On Tue, Apr 27, 2021 at 9:36 AM Cong Wang <xiyou.wangcong@...il.com> wrote:
>
> If we enforce this ownership, in case of conntrack the owner would be
> the program which sees the connection first, which is pretty much
> unpredictable. For example, if the ingress program sees a connection
> first, it installs a timer for this connection, but the traffic is
> bidirectional,
> hence egress program needs this connection and its timer too, we
> should not remove this timer when the ingress program is freed.

Sure. That's trivially achieved with pinning.
One can have an ingress prog that tailcalls into another prog
that arms the timer with one of its subprogs.
Egress prog can tailcall into the same prog as well.
The ingress and egress progs can be replaced one by one
or removed both together and middle prog can stay alive
if it's pinned in bpffs or held alive by FD.

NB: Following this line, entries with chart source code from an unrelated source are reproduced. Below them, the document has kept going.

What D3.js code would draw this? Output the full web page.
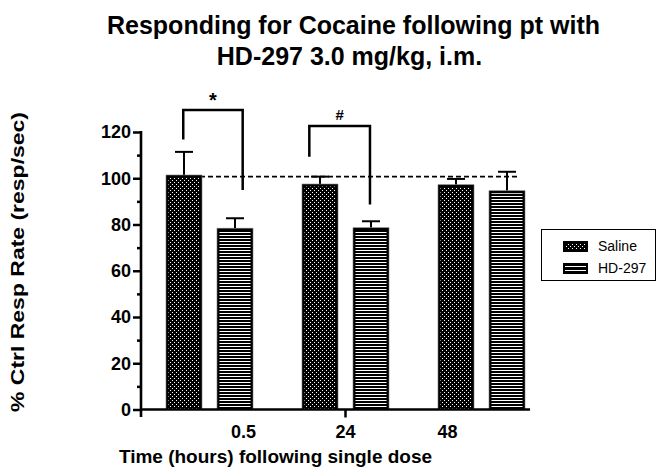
<!DOCTYPE html>
<html>
<head>
<meta charset="utf-8">
<script src="https://cdn.jsdelivr.net/npm/d3@7"></script>
<style>
  html, body { margin: 0; padding: 0; background: #fff; }
  svg { display: block; }
  text { font-family: "Liberation Sans", Arial, Helvetica, sans-serif; fill: #000; }
</style>
</head>
<body>
<svg id="chart" width="667" height="468"></svg>
<script>
// ---- data ----
const timeLabels = ["0.5", "24", "48"];          // hours after single dose
const seriesNames = ["Saline", "HD-297"];
const salineMean = [101.4, 97.5, 97.2];
const salineSem  = [10.0, 3.2, 2.5];
const hdMean     = [78.4, 78.6, 94.6];
const hdSem      = [4.3, 2.8, 8.2];
const controlLevel = 100.7;                       // dashed control reference
const yTicks = [0, 20, 40, 60, 80, 100, 120];
const yMinorTicks = [10, 30, 50, 70, 90, 110];

// significance brackets (x in group units, y in % units)
const sigSymbols = ["*", "#"];
const sigLeftX   = [-0.193, 0.734];
const sigRightX  = [0.244, 1.180];
const sigTopY    = [129.5, 122.6];
const sigLeftY   = [116.8, 109.3];
const sigRightY  = [94.9, 88.7];

// ---- layout ----
const svg = d3.select("#chart");
const font = '"Liberation Sans", Arial, Helvetica, sans-serif';

const y = d3.scaleLinear().domain([0, 120]).range([409.5, 132]);
const x = d3.scaleLinear().domain([0, 2]).range([209.5, 481.5]);  // group centres
const seriesOffset = d3.scalePoint().domain(seriesNames).range([-0.1875, 0.1875]);
const barW = 36;
const labelX = d3.scalePoint().domain(timeLabels).range([243, 447]);

// ---- patterns ----
const defs = svg.append("defs");
const dots = defs.append("pattern").attr("id", "dots")
  .attr("patternUnits", "userSpaceOnUse").attr("width", 4).attr("height", 4);
dots.append("rect").attr("width", 4).attr("height", 4).attr("fill", "#000");
dots.append("rect").attr("x", 0).attr("y", 0).attr("width", 1).attr("height", 1).attr("fill", "#fff");
dots.append("rect").attr("x", 2).attr("y", 2).attr("width", 1).attr("height", 1).attr("fill", "#fff");

const stripes = defs.append("pattern").attr("id", "stripes")
  .attr("patternUnits", "userSpaceOnUse").attr("width", 6).attr("height", 3);
stripes.append("rect").attr("width", 6).attr("height", 3).attr("fill", "#000");
stripes.append("rect").attr("x", 0).attr("y", 1).attr("width", 6).attr("height", 1).attr("fill", "#fff");

const patternFor = { "Saline": "url(#dots)", "HD-297": "url(#stripes)" };

// ---- title ----
const title = svg.append("text")
  .attr("text-anchor", "middle")
  .style("font-size", "25px").style("font-weight", "bold");
title.append("tspan").attr("x", 353.5).attr("y", 34).text("Responding for Cocaine following pt with");
title.append("tspan").attr("x", 349.5).attr("y", 64.5).text("HD-297 3.0 mg/kg, i.m.");

// ---- control reference line ----
svg.append("line")
  .attr("x1", x(seriesOffset("Saline"))).attr("x2", x(2.283))
  .attr("y1", y(controlLevel)).attr("y2", y(controlLevel))
  .attr("stroke", "#000").attr("stroke-width", 1.6)
  .attr("stroke-dasharray", "5,3");

// ---- bars ----
const rows = [];
timeLabels.forEach((t, i) => {
  rows.push({ g: i, s: "Saline", v: salineMean[i], e: salineSem[i] });
  rows.push({ g: i, s: "HD-297", v: hdMean[i], e: hdSem[i] });
});

const bars = svg.append("g").selectAll("g").data(rows).join("g");
bars.append("line")   // upper error bar
  .attr("x1", d => x(d.g + seriesOffset(d.s))).attr("x2", d => x(d.g + seriesOffset(d.s)))
  .attr("y1", d => y(d.v)).attr("y2", d => y(d.v + d.e))
  .attr("stroke", "#000").attr("stroke-width", 2);
bars.append("line")
  .attr("x1", d => x(d.g + seriesOffset(d.s)) - 9).attr("x2", d => x(d.g + seriesOffset(d.s)) + 9)
  .attr("y1", d => y(d.v + d.e)).attr("y2", d => y(d.v + d.e))
  .attr("stroke", "#000").attr("stroke-width", 2);
bars.append("rect")
  .attr("x", d => x(d.g + seriesOffset(d.s)) - barW / 2)
  .attr("y", d => y(d.v))
  .attr("width", barW).attr("height", d => y(0) - y(d.v))
  .attr("fill", "#000").attr("stroke", "#777").attr("stroke-width", 0.6);
bars.append("rect")
  .attr("x", d => x(d.g + seriesOffset(d.s)) - barW / 2 + 2.5)
  .attr("y", d => y(d.v) + 2.5)
  .attr("width", barW - 5).attr("height", d => Math.max(0, y(0) - y(d.v) - 2.5))
  .attr("fill", d => patternFor[d.s]);

// ---- significance brackets ----
const sig = svg.append("g").selectAll("g").data(sigSymbols).join("g");
sig.append("path")
  .attr("d", (s, i) => d3.line()([
    [x(sigLeftX[i]), y(sigLeftY[i])],
    [x(sigLeftX[i]), y(sigTopY[i])],
    [x(sigRightX[i]), y(sigTopY[i])],
    [x(sigRightX[i]), y(sigRightY[i])]
  ]))
  .attr("fill", "none").attr("stroke", "#000").attr("stroke-width", 2.5);
sig.append("text")
  .attr("x", (s, i) => x((sigLeftX[i] + sigRightX[i]) / 2))
  .attr("y", (s, i) => y(sigTopY[i]) - (s === "*" ? 3 : 6))
  .attr("text-anchor", "middle")
  .style("font-size", (s) => s === "*" ? "20px" : "15px")
  .style("font-weight", "bold")
  .text(s => s);

// ---- y axis ----
const yAxis = svg.append("g").attr("transform", "translate(141,0)")
  .call(d3.axisLeft(y).tickValues(yTicks).tickSize(8).tickPadding(2).tickSizeOuter(0));
yAxis.select(".domain").remove();
yAxis.selectAll(".tick line").attr("stroke", "#000").attr("stroke-width", 2.5);
yAxis.selectAll(".tick text")
  .style("font-family", font).style("font-size", "18px").style("font-weight", "bold").attr("fill", "#000");
const yMinor = svg.append("g").attr("transform", "translate(141,0)")
  .call(d3.axisLeft(y).tickValues(yMinorTicks).tickSize(4).tickFormat(""));
yMinor.select(".domain").remove();
yMinor.selectAll(".tick line").attr("stroke", "#000").attr("stroke-width", 2.5);
svg.append("line").attr("x1", 141).attr("x2", 141)
  .attr("y1", y(120) - 1).attr("y2", 417)
  .attr("stroke", "#000").attr("stroke-width", 2.6);

// ---- x axis ----
svg.append("line").attr("x1", 140).attr("x2", x(2.357))
  .attr("y1", y(0)).attr("y2", y(0))
  .attr("stroke", "#000").attr("stroke-width", 2.6);
const xAxis = svg.append("g").attr("transform", `translate(0,${y(0)})`)
  .call(d3.axisBottom(labelX).tickSize(8).tickPadding(8).tickSizeOuter(0));
xAxis.select(".domain").remove();
xAxis.selectAll(".tick line").attr("stroke", "#000").attr("stroke-width", 2.5)
  .attr("opacity", d => d === "24" ? 1 : 0);
xAxis.selectAll(".tick text")
  .style("font-family", font).style("font-size", "18px").style("font-weight", "bold").attr("fill", "#000");

// ---- axis titles ----
svg.append("text")
  .attr("x", 275.5).attr("y", 463)
  .attr("text-anchor", "middle")
  .style("font-size", "19px").style("font-weight", "bold")
  .text("Time (hours) following single dose");
svg.append("text")
  .attr("transform", "translate(24,262) rotate(-90)")
  .attr("text-anchor", "middle")
  .attr("textLength", 300).attr("lengthAdjust", "spacingAndGlyphs")
  .style("font-size", "18px").style("font-weight", "bold")
  .text("% Ctrl Resp Rate (resp/sec)");

// ---- legend ----
const legend = svg.append("g");
legend.append("rect").attr("x", 541.5).attr("y", 229.5).attr("width", 114).attr("height", 51)
  .attr("fill", "#fff").attr("stroke", "#000").attr("stroke-width", 1);
const legY = d3.scalePoint().domain(seriesNames).range([241, 263]);
const item = legend.selectAll("g").data(seriesNames).join("g");
item.append("rect").attr("x", 563).attr("y", d => legY(d)).attr("width", 25).attr("height", 11)
  .attr("fill", "#000");
item.filter(d => d === "Saline").append("rect")
  .attr("x", 565).attr("y", d => legY(d) + 2).attr("width", 21).attr("height", 7)
  .attr("fill", "url(#dots)");
item.filter(d => d === "HD-297").selectAll(".ln").data([3, 7]).join("rect")
  .attr("x", 565).attr("y", o => legY("HD-297") + o).attr("width", 21).attr("height", 1)
  .attr("fill", "#fff");
item.append("text").attr("x", 598).attr("y", d => legY(d) + 10)
  .style("font-size", "14px").text(d => d);
</script>
</body>
</html>
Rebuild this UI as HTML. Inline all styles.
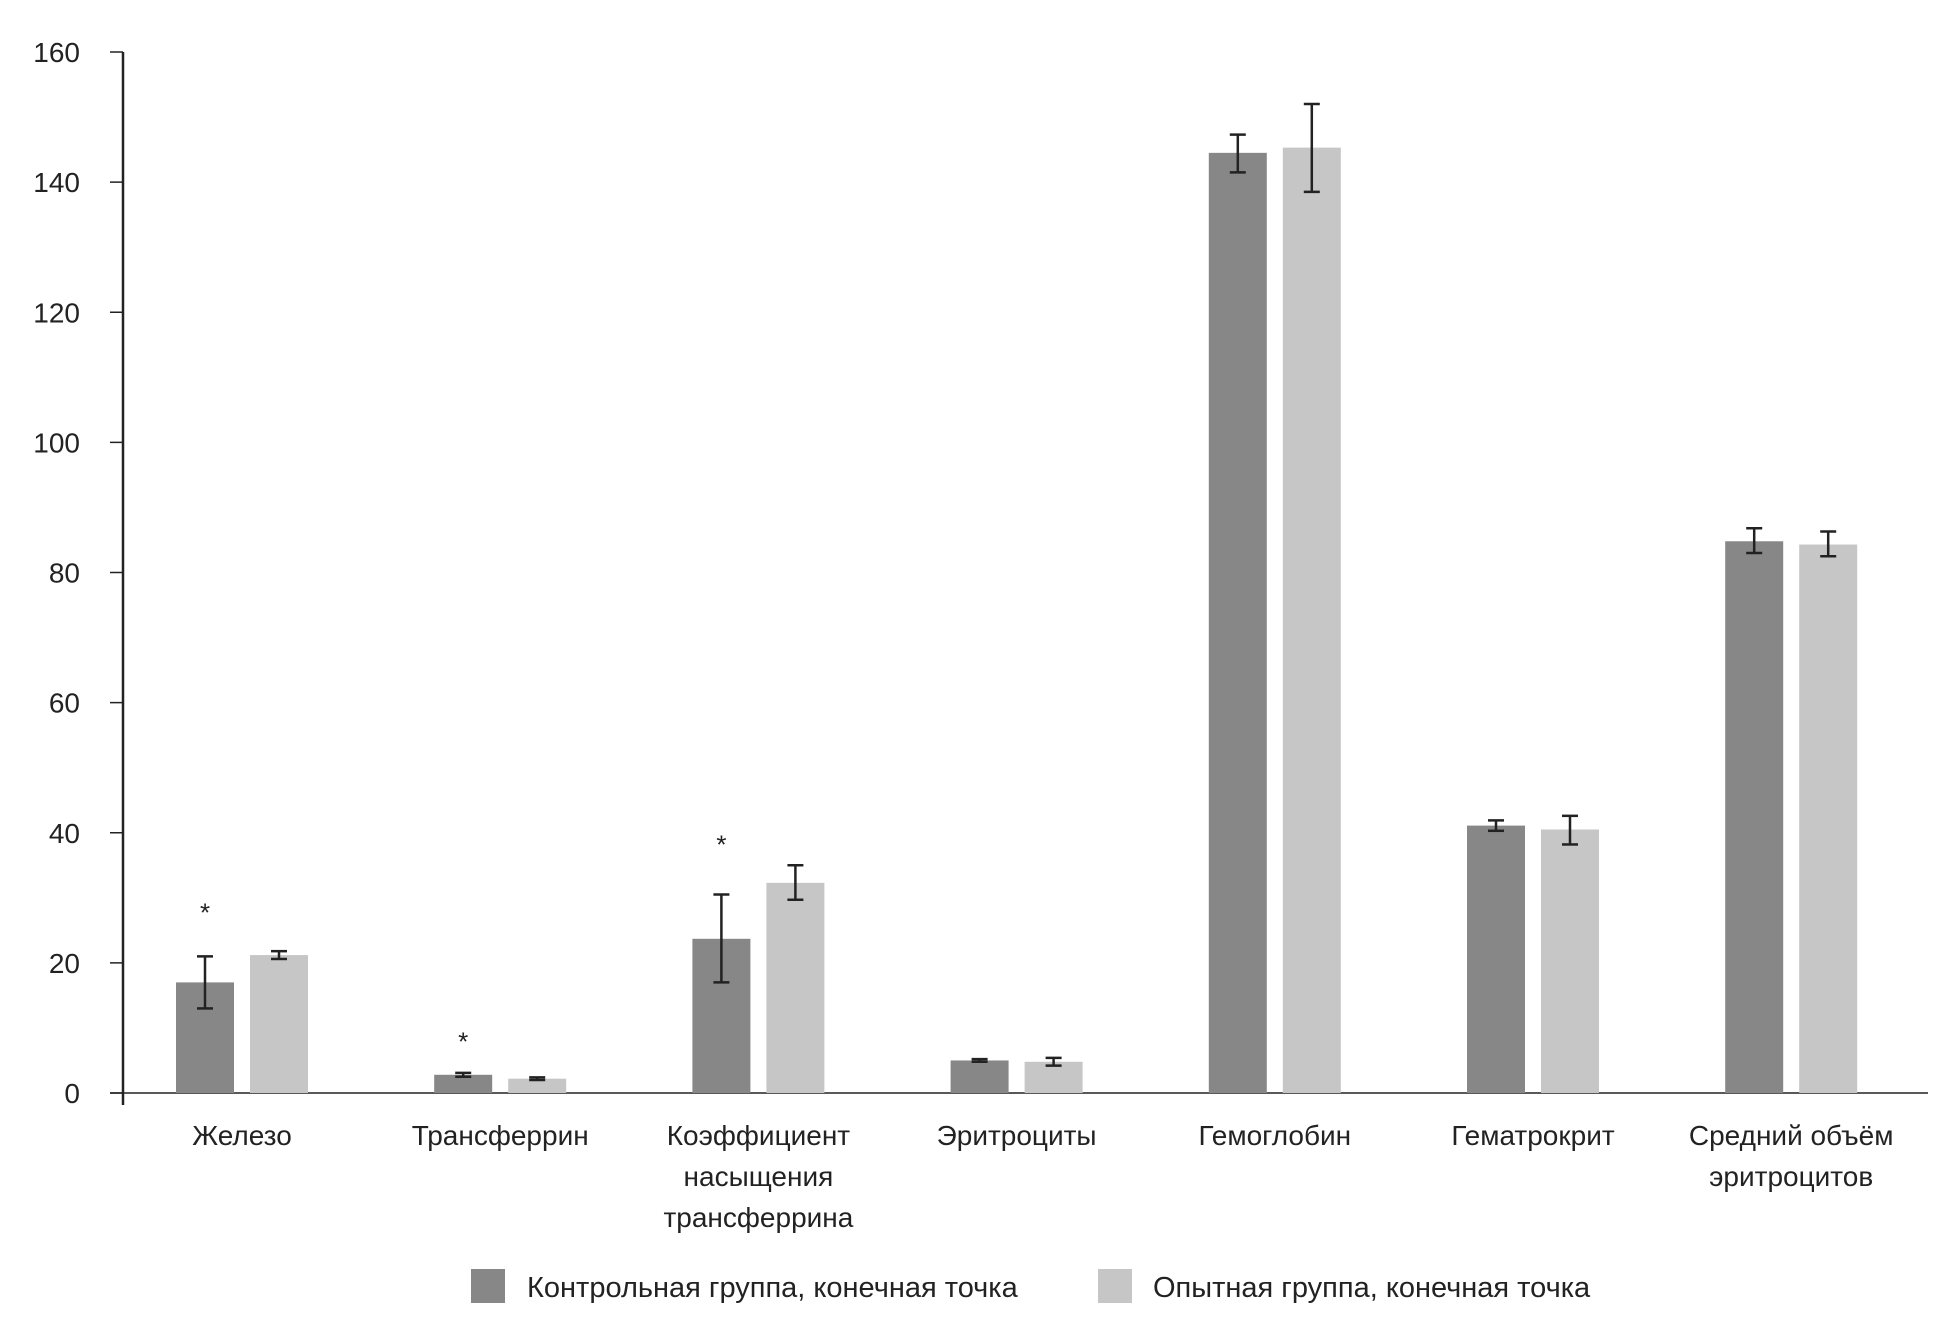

> From another point of view: maps and programs are both first-class
> resources in eBPF, a timer is stored in a map and associated with a
> program, so it is naturally a first-class resource too.

Not really. The timer abstraction is about data. It invokes the callback.
That callback is a part of the program. The lifetime of the timer object
and lifetime of the callback can be different.
Obviously the timer logic need to make sure that callback text is alive
when the timer is armed.
Combining timer and callback concepts creates a messy abstraction.
In the normal kernel code one can have a timer in any kernel data
structure and callback in the kernel text or in the kernel module.
The code needs to make sure that the module won't go away while
the timer is armed. Same thing with bpf progs. The progs are safe
kernel modules. The timers are independent objects.

> >
> > > >
> > > > Also if your colleagues have something to share they should be
> > > > posting to the mailing list. Right now you're acting as a broken phone
> > > > passing info back and forth and the knowledge gets lost.
> > > > Please ask your colleagues to participate online.
> > >
> > > They are already in CC from the very beginning. And our use case is
> > > public, it is Cilium conntrack:
> > > https://github.com/cilium/cilium/blob/master/bpf/lib/conntrack.h
> > >
> > > The entries of the code are:
> > > https://github.com/cilium/cilium/blob/master/bpf/bpf_lxc.c
> > >
> > > The maps for conntrack are:
> > > https://github.com/cilium/cilium/blob/master/bpf/lib/conntrack_map.h
> >
> > If that's the only goal then kernel timers are not needed.
> > cilium conntrack works well as-is.
>
> We don't go back to why user-space cleanup is inefficient again,
> do we? ;)

I remain unconvinced that cilium conntrack _needs_ timer apis.
It works fine in production and I don't hear any complaints
from cilium users. So 'user space cleanup inefficiencies' is
very subjective and cannot be the reason to add timer apis.

> More importantly, although conntrack is our use case, we don't
> design timers just for our case, obviously. Timers must be as flexible
> to use as possible, to allow other future use cases.

Right. That's why I'm asking for an explanation of a specific use case.
"we want to do cilium conntrack but differently" is not a reason.